• [EXERCISE INSTRUCTIONS] Copy out the listing in full, exactly as written, but not its pictures.

----------------------------------------

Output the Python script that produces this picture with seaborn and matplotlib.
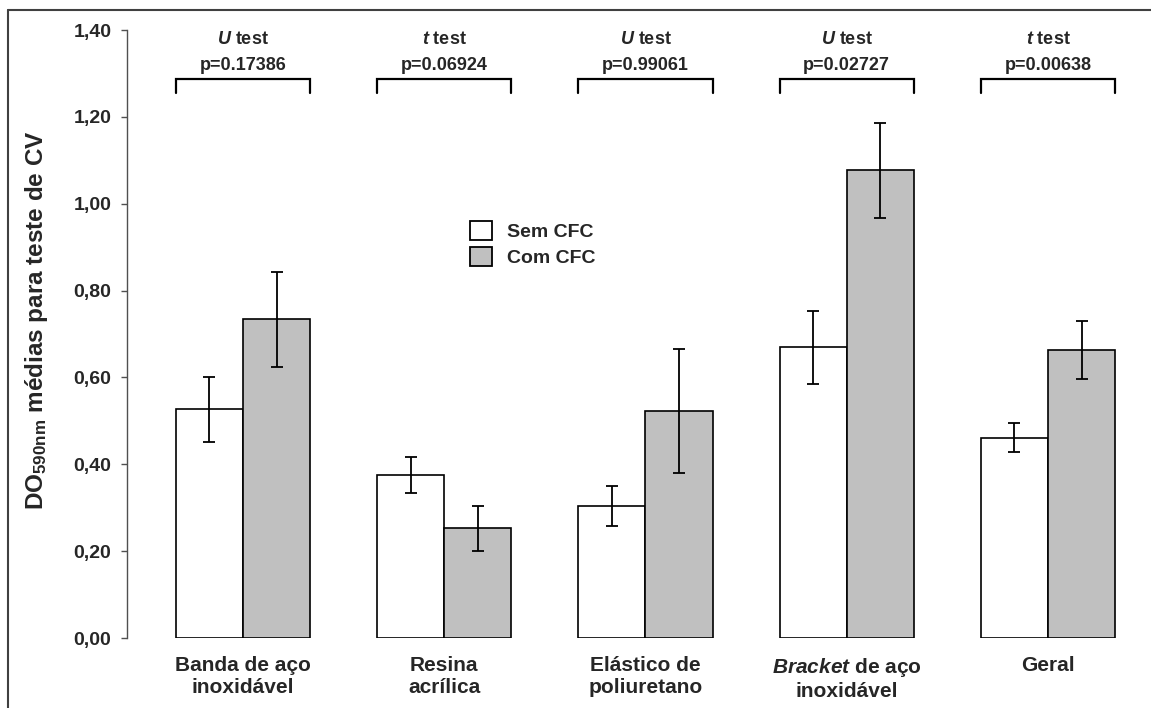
import numpy as np
import pandas as pd
import matplotlib
matplotlib.use("Agg")
import matplotlib.pyplot as plt
import seaborn as sns
from matplotlib.patches import Patch
from matplotlib.lines import Line2D

# ---------------- data ----------------
categories = ["Banda de aço\ninoxidável", "Resina\nacrílica", "Elástico de\npoliuretano",
              "$Bracket$ de aço\ninoxidável", "Geral"]
groups = ["Sem CFC", "Com CFC"]

sem_vals = [0.527, 0.376, 0.304, 0.670, 0.460]
sem_lo = [0.451, 0.334, 0.258, 0.584, 0.428]
sem_hi = [0.600, 0.416, 0.351, 0.753, 0.495]

com_vals = [0.734, 0.254, 0.522, 1.077, 0.663]
com_lo = [0.625, 0.200, 0.379, 0.968, 0.597]
com_hi = [0.843, 0.304, 0.665, 1.185, 0.731]

test_names = ["U", "t", "U", "U", "t"]
p_values = ["0.17386", "0.06924", "0.99061", "0.02727", "0.00638"]

ytick_vals = [0.0, 0.2, 0.4, 0.6, 0.8, 1.0, 1.2, 1.4]
ytick_labels = ["0,00", "0,20", "0,40", "0,60", "0,80", "1,00", "1,20", "1,40"]

ylabel = r"$\mathbf{DO}_{\mathbf{590nm}}$ médias para teste de CV"
colors = {"Sem CFC": "white", "Com CFC": "#C0C0C0"}

# ---------------- style ----------------
sns.set_theme(style="white")
plt.rcParams["font.family"] = ["Liberation Sans", "DejaVu Sans"]
plt.rcParams["font.weight"] = "bold"
plt.rcParams["mathtext.fontset"] = "custom"
plt.rcParams["mathtext.it"] = "Liberation Sans:italic:bold"
plt.rcParams["mathtext.bf"] = "Liberation Sans:bold"
plt.rcParams["mathtext.rm"] = "Liberation Sans:bold"

W, H = 1151, 708
fig = plt.figure(figsize=(W / 100, H / 100), dpi=100)
ax = fig.add_axes([126.7 / W, 70 / H, (W - 126.7) / W, 608 / H])

df = pd.DataFrame({
    "cat": categories * 2,
    "grp": [groups[0]] * len(categories) + [groups[1]] * len(categories),
    "val": sem_vals + com_vals,
})

sns.barplot(data=df, x="cat", y="val", hue="grp", order=categories, hue_order=groups,
            palette=colors, saturation=1, width=0.667, edgecolor="black",
            linewidth=1.2, errorbar=None, legend=False, ax=ax)

vals_all = [sem_vals, com_vals]
lo_all = [sem_lo, com_lo]
hi_all = [sem_hi, com_hi]
for cont, v, lo, hi in zip(ax.containers, vals_all, lo_all, hi_all):
    xs = [b.get_x() + b.get_width() / 2 for b in cont]
    v = np.array(v); lo = np.array(lo); hi = np.array(hi)
    ax.errorbar(xs, v, yerr=[v - lo, hi - v], fmt="none", ecolor="black",
                elinewidth=1.3, capsize=4.3, capthick=1.3, zorder=5)

# brackets and test annotations
br_low, br_high = 1.256, 1.288
for i, (tn, pv) in enumerate(zip(test_names, p_values)):
    left = ax.containers[0][i].get_x()
    right = ax.containers[1][i].get_x() + ax.containers[1][i].get_width()
    ax.plot([left, left, right, right], [br_low, br_high, br_high, br_low],
            color="black", lw=1.6, solid_joinstyle="miter", clip_on=False)
    cx = (left + right) / 2
    ax.text(cx, 1.379, f"${tn}$ test", ha="center", va="center",
            fontsize=13, fontweight="bold")
    ax.text(cx, 1.319, f"p={pv}", ha="center", va="center",
            fontsize=13, fontweight="bold")

# axes
ax.set_ylim(0, 1.4)
ax.set_xlim(-0.578, 4.512)
ax.set_yticks(ytick_vals)
ax.set_yticklabels(ytick_labels)
ax.set_xlabel("")
ax.set_ylabel(ylabel, fontsize=17.5, fontweight="bold")
ax.yaxis.set_label_coords(-0.0745, 0.523)
for s in ["top", "right", "bottom"]:
    ax.spines[s].set_visible(False)
ax.spines["left"].set_color("#505050")
ax.spines["left"].set_linewidth(1.0)
ax.tick_params(axis="y", direction="out", length=4.3, width=1.0, color="#505050",
               pad=6.8, labelsize=14, left=True)
ax.tick_params(axis="x", length=0, pad=13, labelsize=15)
for lab in ax.get_xticklabels() + ax.get_yticklabels():
    lab.set_fontweight("bold")

# legend
handles = [Patch(facecolor=colors[g], edgecolor="black", linewidth=1.3, label=g) for g in groups]
fig.legend(handles=handles, loc="upper left", bbox_to_anchor=(470 / W, 1 - 220.7 / H),
           frameon=False, prop={"weight": "bold", "size": 14}, handlelength=1.15,
           handleheight=1.15, handletextpad=0.75, labelspacing=0.3, borderpad=0,
           borderaxespad=0)

# outer frame (left and top visible)
fx, fy = 8 / W, 1 - 10 / H
fig.add_artist(Line2D([fx, fx], [0, fy], transform=fig.transFigure, color="#404040", lw=1.5))
fig.add_artist(Line2D([fx, 1], [fy, fy], transform=fig.transFigure, color="#404040", lw=1.5))

fig.savefig("out.png", dpi=100)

----------------------------------------

• [ANSWER TO THIS EXERCISE]
Output the Python script that produces this picture with seaborn and matplotlib.
import numpy as np
import pandas as pd
import matplotlib
matplotlib.use("Agg")
import matplotlib.pyplot as plt
import seaborn as sns
from matplotlib.patches import Patch
from matplotlib.lines import Line2D

# ---------------- data ----------------
categories = ["Banda de aço\ninoxidável", "Resina\nacrílica", "Elástico de\npoliuretano",
              "$Bracket$ de aço\ninoxidável", "Geral"]
groups = ["Sem CFC", "Com CFC"]

sem_vals = [0.527, 0.376, 0.304, 0.670, 0.460]
sem_lo = [0.451, 0.334, 0.258, 0.584, 0.428]
sem_hi = [0.600, 0.416, 0.351, 0.753, 0.495]

com_vals = [0.734, 0.254, 0.522, 1.077, 0.663]
com_lo = [0.625, 0.200, 0.379, 0.968, 0.597]
com_hi = [0.843, 0.304, 0.665, 1.185, 0.731]

test_names = ["U", "t", "U", "U", "t"]
p_values = ["0.17386", "0.06924", "0.99061", "0.02727", "0.00638"]

ytick_vals = [0.0, 0.2, 0.4, 0.6, 0.8, 1.0, 1.2, 1.4]
ytick_labels = ["0,00", "0,20", "0,40", "0,60", "0,80", "1,00", "1,20", "1,40"]

ylabel = r"$\mathbf{DO}_{\mathbf{590nm}}$ médias para teste de CV"
colors = {"Sem CFC": "white", "Com CFC": "#C0C0C0"}

# ---------------- style ----------------
sns.set_theme(style="white")
plt.rcParams["font.family"] = ["Liberation Sans", "DejaVu Sans"]
plt.rcParams["font.weight"] = "bold"
plt.rcParams["mathtext.fontset"] = "custom"
plt.rcParams["mathtext.it"] = "Liberation Sans:italic:bold"
plt.rcParams["mathtext.bf"] = "Liberation Sans:bold"
plt.rcParams["mathtext.rm"] = "Liberation Sans:bold"

W, H = 1151, 708
fig = plt.figure(figsize=(W / 100, H / 100), dpi=100)
ax = fig.add_axes([126.7 / W, 70 / H, (W - 126.7) / W, 608 / H])

df = pd.DataFrame({
    "cat": categories * 2,
    "grp": [groups[0]] * len(categories) + [groups[1]] * len(categories),
    "val": sem_vals + com_vals,
})

sns.barplot(data=df, x="cat", y="val", hue="grp", order=categories, hue_order=groups,
            palette=colors, saturation=1, width=0.667, edgecolor="black",
            linewidth=1.2, errorbar=None, legend=False, ax=ax)

vals_all = [sem_vals, com_vals]
lo_all = [sem_lo, com_lo]
hi_all = [sem_hi, com_hi]
for cont, v, lo, hi in zip(ax.containers, vals_all, lo_all, hi_all):
    xs = [b.get_x() + b.get_width() / 2 for b in cont]
    v = np.array(v); lo = np.array(lo); hi = np.array(hi)
    ax.errorbar(xs, v, yerr=[v - lo, hi - v], fmt="none", ecolor="black",
                elinewidth=1.3, capsize=4.3, capthick=1.3, zorder=5)

# brackets and test annotations
br_low, br_high = 1.256, 1.288
for i, (tn, pv) in enumerate(zip(test_names, p_values)):
    left = ax.containers[0][i].get_x()
    right = ax.containers[1][i].get_x() + ax.containers[1][i].get_width()
    ax.plot([left, left, right, right], [br_low, br_high, br_high, br_low],
            color="black", lw=1.6, solid_joinstyle="miter", clip_on=False)
    cx = (left + right) / 2
    ax.text(cx, 1.379, f"${tn}$ test", ha="center", va="center",
            fontsize=13, fontweight="bold")
    ax.text(cx, 1.319, f"p={pv}", ha="center", va="center",
            fontsize=13, fontweight="bold")

# axes
ax.set_ylim(0, 1.4)
ax.set_xlim(-0.578, 4.512)
ax.set_yticks(ytick_vals)
ax.set_yticklabels(ytick_labels)
ax.set_xlabel("")
ax.set_ylabel(ylabel, fontsize=17.5, fontweight="bold")
ax.yaxis.set_label_coords(-0.0745, 0.523)
for s in ["top", "right", "bottom"]:
    ax.spines[s].set_visible(False)
ax.spines["left"].set_color("#505050")
ax.spines["left"].set_linewidth(1.0)
ax.tick_params(axis="y", direction="out", length=4.3, width=1.0, color="#505050",
               pad=6.8, labelsize=14, left=True)
ax.tick_params(axis="x", length=0, pad=13, labelsize=15)
for lab in ax.get_xticklabels() + ax.get_yticklabels():
    lab.set_fontweight("bold")

# legend
handles = [Patch(facecolor=colors[g], edgecolor="black", linewidth=1.3, label=g) for g in groups]
fig.legend(handles=handles, loc="upper left", bbox_to_anchor=(470 / W, 1 - 220.7 / H),
           frameon=False, prop={"weight": "bold", "size": 14}, handlelength=1.15,
           handleheight=1.15, handletextpad=0.75, labelspacing=0.3, borderpad=0,
           borderaxespad=0)

# outer frame (left and top visible)
fx, fy = 8 / W, 1 - 10 / H
fig.add_artist(Line2D([fx, fx], [0, fy], transform=fig.transFigure, color="#404040", lw=1.5))
fig.add_artist(Line2D([fx, 1], [fy, fy], transform=fig.transFigure, color="#404040", lw=1.5))

fig.savefig("out.png", dpi=100)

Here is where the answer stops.